TURKEY: ANKARA COULD BRING BACK DEATH PENALTY

Prime Minister Recep Tayyip Erdoğan

13 November 2012 :

Turkish Prime Minister Recep Tayyip Erdogan said Ankara would consider bringing back capital punishment in terror related crimes, a decade after it abolished the practice. “The authority (to forgive a killer) belongs to the family of the slain, not to us,” Erdogan was quoted as saying by Anatolia news agency. “We need to make necessary adjustments.”
Given that the death penalty existed in China, Japan, Russia and the United States, Turkey needed to review its position, he said.
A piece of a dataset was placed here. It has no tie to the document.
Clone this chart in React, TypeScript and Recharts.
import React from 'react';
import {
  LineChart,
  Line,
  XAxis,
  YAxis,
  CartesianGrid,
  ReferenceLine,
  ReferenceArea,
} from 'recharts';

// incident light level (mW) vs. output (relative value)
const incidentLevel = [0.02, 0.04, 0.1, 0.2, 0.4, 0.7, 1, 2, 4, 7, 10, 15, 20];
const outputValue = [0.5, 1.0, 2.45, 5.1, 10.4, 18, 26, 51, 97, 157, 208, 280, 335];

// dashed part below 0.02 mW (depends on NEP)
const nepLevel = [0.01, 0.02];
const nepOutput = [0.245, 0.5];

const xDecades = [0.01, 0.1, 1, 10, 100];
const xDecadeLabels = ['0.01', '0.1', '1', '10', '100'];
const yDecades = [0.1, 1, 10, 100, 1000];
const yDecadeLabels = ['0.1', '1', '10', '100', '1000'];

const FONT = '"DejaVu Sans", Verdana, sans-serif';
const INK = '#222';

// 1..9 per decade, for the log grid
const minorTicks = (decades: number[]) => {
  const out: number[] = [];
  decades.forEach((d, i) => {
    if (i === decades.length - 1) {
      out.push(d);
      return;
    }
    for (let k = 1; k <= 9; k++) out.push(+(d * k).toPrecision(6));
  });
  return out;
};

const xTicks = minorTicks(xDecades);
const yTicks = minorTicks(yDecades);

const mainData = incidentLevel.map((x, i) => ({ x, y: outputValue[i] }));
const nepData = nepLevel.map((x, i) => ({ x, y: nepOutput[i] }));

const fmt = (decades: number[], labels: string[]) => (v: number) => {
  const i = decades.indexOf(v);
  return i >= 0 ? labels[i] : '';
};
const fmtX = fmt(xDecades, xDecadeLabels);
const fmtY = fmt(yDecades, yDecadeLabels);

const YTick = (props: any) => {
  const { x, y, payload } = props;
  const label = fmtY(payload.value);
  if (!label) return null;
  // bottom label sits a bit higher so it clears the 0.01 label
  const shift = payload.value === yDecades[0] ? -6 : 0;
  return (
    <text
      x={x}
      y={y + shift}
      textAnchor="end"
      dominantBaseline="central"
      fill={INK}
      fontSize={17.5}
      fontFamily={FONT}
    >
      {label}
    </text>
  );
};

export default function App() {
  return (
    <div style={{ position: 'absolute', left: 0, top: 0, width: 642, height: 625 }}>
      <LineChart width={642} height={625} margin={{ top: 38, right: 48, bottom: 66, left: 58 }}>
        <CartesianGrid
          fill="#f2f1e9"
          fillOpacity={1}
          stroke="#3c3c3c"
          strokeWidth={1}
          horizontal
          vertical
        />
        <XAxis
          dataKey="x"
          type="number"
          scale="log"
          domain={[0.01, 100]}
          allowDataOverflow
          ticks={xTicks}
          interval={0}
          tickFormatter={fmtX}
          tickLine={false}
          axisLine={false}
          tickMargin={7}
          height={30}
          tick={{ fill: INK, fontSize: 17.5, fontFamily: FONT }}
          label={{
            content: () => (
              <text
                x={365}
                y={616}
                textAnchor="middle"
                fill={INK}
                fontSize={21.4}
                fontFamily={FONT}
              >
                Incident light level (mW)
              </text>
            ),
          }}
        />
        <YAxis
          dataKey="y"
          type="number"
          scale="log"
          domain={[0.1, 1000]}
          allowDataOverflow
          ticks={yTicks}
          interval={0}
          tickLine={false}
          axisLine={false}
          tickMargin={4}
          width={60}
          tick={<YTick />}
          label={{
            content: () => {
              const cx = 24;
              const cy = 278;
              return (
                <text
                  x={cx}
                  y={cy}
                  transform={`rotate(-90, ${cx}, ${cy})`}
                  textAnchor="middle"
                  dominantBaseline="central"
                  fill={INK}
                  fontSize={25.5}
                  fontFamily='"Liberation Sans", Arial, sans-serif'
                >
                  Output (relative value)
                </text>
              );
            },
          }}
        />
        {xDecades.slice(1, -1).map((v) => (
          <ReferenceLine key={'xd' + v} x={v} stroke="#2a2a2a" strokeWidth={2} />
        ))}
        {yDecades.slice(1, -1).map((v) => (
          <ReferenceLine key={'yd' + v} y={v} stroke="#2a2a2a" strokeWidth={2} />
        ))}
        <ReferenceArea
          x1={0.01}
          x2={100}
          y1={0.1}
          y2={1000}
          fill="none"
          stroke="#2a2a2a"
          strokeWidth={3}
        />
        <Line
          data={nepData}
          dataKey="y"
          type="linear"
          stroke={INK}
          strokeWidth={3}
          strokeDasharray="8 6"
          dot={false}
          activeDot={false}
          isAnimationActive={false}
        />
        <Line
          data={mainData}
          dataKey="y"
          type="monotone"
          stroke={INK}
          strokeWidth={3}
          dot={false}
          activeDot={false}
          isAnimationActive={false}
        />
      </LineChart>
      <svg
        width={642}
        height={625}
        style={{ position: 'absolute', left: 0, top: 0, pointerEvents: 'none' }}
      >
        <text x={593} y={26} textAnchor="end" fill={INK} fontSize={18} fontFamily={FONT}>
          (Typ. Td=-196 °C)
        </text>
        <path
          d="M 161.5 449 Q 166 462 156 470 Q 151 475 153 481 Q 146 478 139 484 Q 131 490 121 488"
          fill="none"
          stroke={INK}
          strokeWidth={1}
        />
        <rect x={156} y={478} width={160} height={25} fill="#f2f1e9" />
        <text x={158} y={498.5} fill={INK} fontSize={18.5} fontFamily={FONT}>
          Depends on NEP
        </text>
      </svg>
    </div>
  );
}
Already last week, the premier had raised the issue, citing popular support for such a move over the case of Abdullah Ocalan, the jailed leader of Turkey’s armed Kurdish rebellion. Ocalan was charged with treason and sentenced to hang in 1999. But the sentence was commuted to life imprisonment in October 2002 after Turkey abolished the death penalty under pressure from the EU, which Ankara wants to join.
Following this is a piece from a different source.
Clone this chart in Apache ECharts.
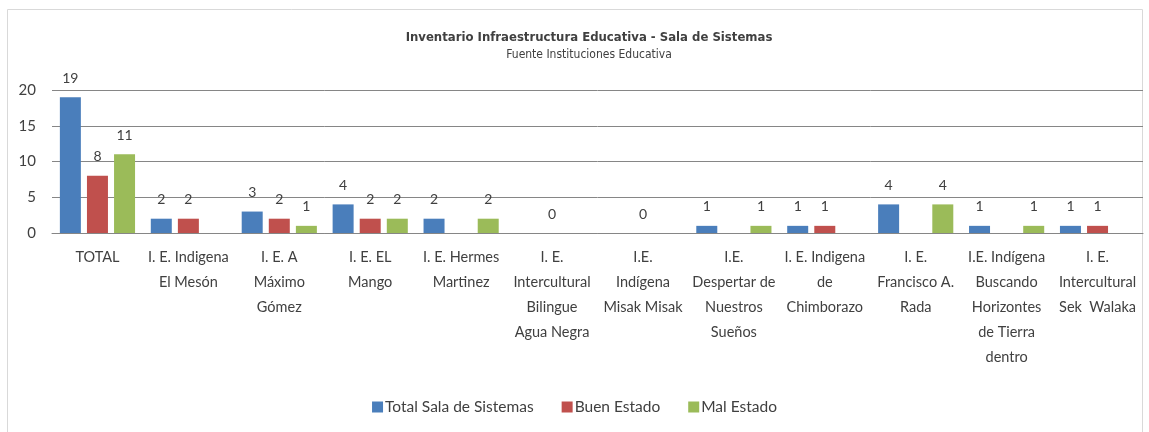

Erdogan’s suggestion to put the issue of the death penalty on parliament’s agenda comes amid a hunger strike by some 700 Kurdish prisoners. They want better jail conditions for Ocalan, who has been kept in solitary confinement for a year and a half, and the lifting of restrictions on the use of Kurdish language. Some of those protesting have been fasting for 61 days but Erdogan has dismissed the protest as “a show, blackmail, bluff.” On November 10, several lawmakers from the parliament’s pro-Kurdish Peace and Democracy Party (BDP) joined the hunger strike. About 45,000 people, most of them Kurdish, have been killed in the fighting with Ocalan’s Kurdistan Workers’ Party (PKK), considered a terrorist organisation by Ankara and much of the international community.